Evidence for Grain Growth in Molecular Clouds: A Bayesian Examination of the Extinction Law in Perseus

Abstract

We investigate the shape of the extinction law in two \(1^{\circ}\) square fields of the Perseus molecular cloud complex. We combine deep red-optical (r, i and z band) observations obtained using Megacam on the MMT with UKIRT (United Kingdom Infrared Telescope) Infrared Deep Sky Survey near-infrared (J, H and K band) data to measure the colours of background stars. We develop a new hierarchical Bayesian statistical model, including measurement error, intrinsic colour variation, spectral type and dust reddening, to simultaneously infer parameters for individual stars and characteristics of the population.
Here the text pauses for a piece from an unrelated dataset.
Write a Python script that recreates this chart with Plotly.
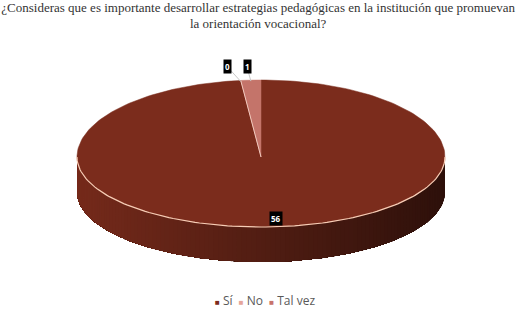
import math
import plotly.graph_objects as go

# ---- data ----
TITLE = "¿Consideras que es importante desarrollar estrategias pedagógicas en la institución que promuevan<br>la orientación vocacional?"
CATEGORIES = ["Sí", "No", "Tal vez"]
VALUES = [56, 0, 1]

# ---- style ----
COLORS = [(123, 44, 28), (229, 165, 154), (196, 116, 106)]
LEGEND_COLORS = ["#7b2c1c", "#e5a59a", "#c8736b"]
W, H = 529, 313
CX, CY = 261, 157
RX, RY_T, RY_B = 184, 77, 70
DEPTH = 35


def rim(theta_deg, k=1.0, dy=0.0):
    t = math.radians(theta_deg)
    c = math.cos(t)
    ry = RY_T if c > 0 else RY_B
    return CX + RX * k * math.sin(t), CY - ry * k * c + dy


def rgb(c, f=1.0):
    return "rgb(%d,%d,%d)" % tuple(max(0, min(255, round(v * f))) for v in c)


total = sum(VALUES)
starts, ends = [], []
acc = 0.0
for v in VALUES:
    starts.append(acc / total * 360)
    acc += v
    ends.append(acc / total * 360)


def slice_at(theta):
    for i, (s, e) in enumerate(zip(starts, ends)):
        if s <= theta < e and VALUES[i] > 0:
            return i
    return 0


fig = go.Figure()

# ---- side wall (front half, angles 90..270 clockwise from top) ----
N = 120
for j in range(N):
    a1 = 90 + 180 * j / N
    a2 = 90 + 180 * (j + 1) / N
    xs, ys = [], []
    steps = N - j
    for k in range(steps + 1):
        a = a1 + (270 - a1) * k / steps
        px, py = rim(a)
        xs.append(px)
        ys.append(py)
    bx = [p for p in reversed(xs)]
    by = [p + DEPTH for p in reversed(ys)]
    xm = (rim(a1)[0] + rim(a2)[0]) / 2
    u = (CX + RX - xm) / (2 * RX)  # 0 at right, 1 at left
    f = 0.37 + 0.58 * u
    col = rgb(COLORS[slice_at((a1 + a2) / 2)], f)
    fig.add_trace(go.Scatter(
        x=xs + bx + [xs[0]], y=ys + by + [ys[0]],
        mode="lines", fill="toself", fillcolor=col,
        line=dict(width=0), hoverinfo="skip", showlegend=False))

# ---- top face slices ----
for i, v in enumerate(VALUES):
    if v <= 0:
        continue
    n = max(4, int((ends[i] - starts[i]) / 1.5))
    xs, ys = [CX], [CY]
    for k in range(n + 1):
        a = starts[i] + (ends[i] - starts[i]) * k / n
        px, py = rim(a)
        xs.append(px)
        ys.append(py)
    xs.append(CX)
    ys.append(CY)
    fig.add_trace(go.Scatter(
        x=xs, y=ys, mode="lines", fill="toself", fillcolor=rgb(COLORS[i]),
        line=dict(color=rgb(COLORS[i]), width=0.5), hoverinfo="skip",
        showlegend=False))

# zero-size slice border
for i, v in enumerate(VALUES):
    if v == 0:
        px, py = rim(starts[i])
        fig.add_trace(go.Scatter(x=[CX, px], y=[CY, py], mode="lines",
                                 line=dict(color="#f1c9bd", width=1),
                                 hoverinfo="skip", showlegend=False))

# rim highlight on front edge
hx, hy = [], []
for k in range(121):
    px, py = rim(90 + 180 * k / 120)
    hx.append(px)
    hy.append(py)
fig.add_trace(go.Scatter(x=hx, y=hy, mode="lines",
                         line=dict(color="#f7cdb6", width=1.2),
                         hoverinfo="skip", showlegend=False))

# ---- data labels ----
LABEL_OFF = [(6, -11), (-13, -14), (-3, -14)]
annotations = []
for i, v in enumerate(VALUES):
    mid = (starts[i] + ends[i]) / 2
    frac = v / total
    if frac > 0.1:
        lx, ly = rim(mid, 0.86)
        lx += LABEL_OFF[i][0]
        ly += LABEL_OFF[i][1] + 12
    else:
        px, py = rim(mid)
        lx, ly = px + LABEL_OFF[i][0], py + LABEL_OFF[i][1]
        fig.add_trace(go.Scatter(x=[px, lx + (3 if LABEL_OFF[i][0] < -6 else 0)], y=[py + 1, ly + 4],
                                 mode="lines", line=dict(color="#c8c8c8", width=1),
                                 hoverinfo="skip", showlegend=False))
    annotations.append(dict(x=lx, y=ly, xref="x", yref="y", text="<b>%d</b>" % v,
                            showarrow=False, bgcolor="black",
                            font=dict(color="white", size=8),
                            borderpad=1))

# ---- legend (as text) ----
parts = []
for name, c in zip(CATEGORIES, LEGEND_COLORS):
    parts.append('<span style="color:%s;font-size:8px">■</span> %s' % (c, name))
annotations.append(dict(x=265, y=300, xref="x", yref="y", showarrow=False,
                        text="  ".join(parts),
                        font=dict(color="#595959", size=12)))

fig.update_layout(
    width=W, height=H,
    margin=dict(l=0, r=0, t=0, b=0),
    paper_bgcolor="white", plot_bgcolor="white",
    title=dict(text=TITLE, x=0.488, xanchor="center", xref="paper",
               y=0.963, yref="container", yanchor="top",
               font=dict(family="Liberation Serif", size=13, color="#333333")),
    xaxis=dict(range=[0, W], visible=False, fixedrange=True),
    yaxis=dict(range=[H, 0], visible=False, fixedrange=True),
    annotations=annotations,
    showlegend=False,
)

fig.write_html("out.html")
We implement an efficient Markov chain Monte Carlo algorithm utilizing generalized Gibbs sampling to compute coherent probabilistic inferences. We find a strong correlation between the extinction \((A_V)\) and the slope of the extinction law (parametrized by \(R_V)\). Because the majority of the extinction towards our stars comes from the Perseus molecular cloud, we interpret this correlation as evidence of grain growth at moderate optical depths. The extinction law changes from the ‘diffuse’ value of \(R_V \sim 3\) to the 'dense cloud' value of \(R_V \sim 5\) as the column density rises from \(A_V = 2\) to 10 mag. This relationship is similar for the two regions in our study, despite their different physical conditions, suggesting that dust grain growth is a fairly universal process.